Could the wrong person be chosen as Pope? It is a vote made by men, who are fallible, and I’ve read about a 12 year old Pope (benedict IX) and that just seems so incredulous to me. Basically, could the wrong person be chosen as Pope because of human error or sin?
Hypothetical questions can be great ways of expanding the mind. They open one to stretch out from their normal confines of thinking and can enlighten us to new possibilities. It can be a mistake, however, to mix the hypothetical into a world where there are definitive lines that cannot or will not bend and transcendent mysteries that cannot be breached by human wisdom. How so?
Hypothetical questions are better known as “thought experiments.” While practical applications can be found by introducing such a hypothesis, you have to accept the fact that without direct response from God some questions can’t be answered.–Compare Job 42:1-6.

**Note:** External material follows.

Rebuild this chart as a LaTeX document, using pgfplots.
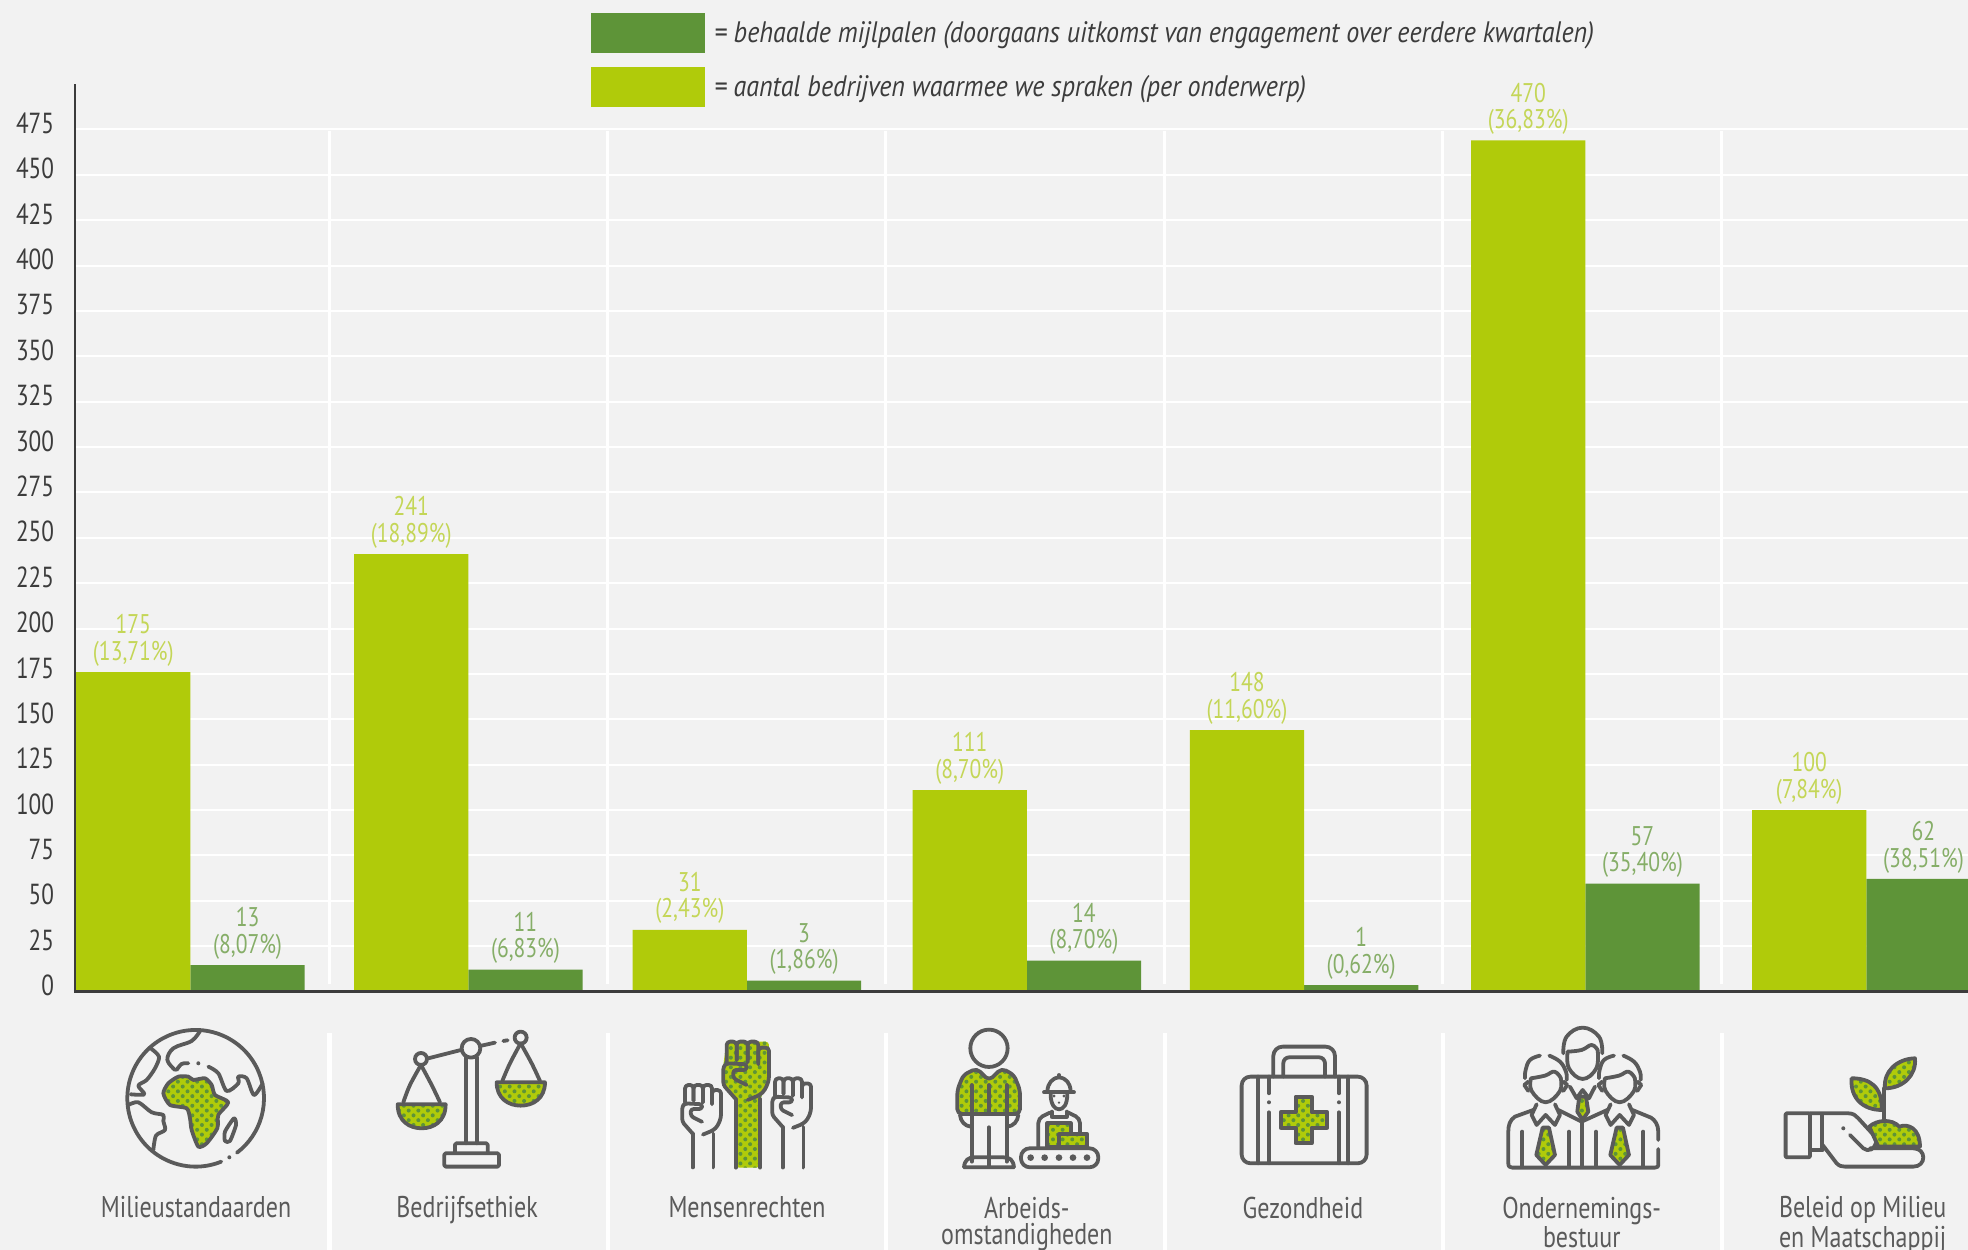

Again, this doesn’t mean one can’t do this. Thought experiments are often undertaken with the understanding that it may be impossible to actually recreate or demonstrate the circumstances and results one’s hypothetical question raises. Take for example the famous Gedankenexperiment known as “Schrödinger’s cat.” You don’t give up on thinking the impossible just because it’s impossible.
Your question is similar to the example above. What you are presenting is a paradox. For it to be possible to ascertain whether the “wrong” person could be chosen as Pope, one has also to prove how choice of the “right” person can be verified. Can you do one without the other? Probably not, but I can only offer that as a “probably.”
Without having the transcendent knowledge of the universe that God possesses there is always the possibility of an applicable variable that we cannot at present know about. There may be three or more possibilities to weigh from God’s vantage, but only two in our present temporal existence. (Yep, this can be a trip in a can of worms unlike anything you’ve experienced–so I hope you like worms!)
And I hope you find an answer that brings you enlightenment. It may not be the one you hope to find as it may not be “yes” or “no.” But if you are open to search for it and open to the idea that the answer may be something you will not like at all, then the journey to that answer can be as exciting as the answer when and if you find it.
For now I can say that there is no official answer to this thought experiment of yours, interesting as it is.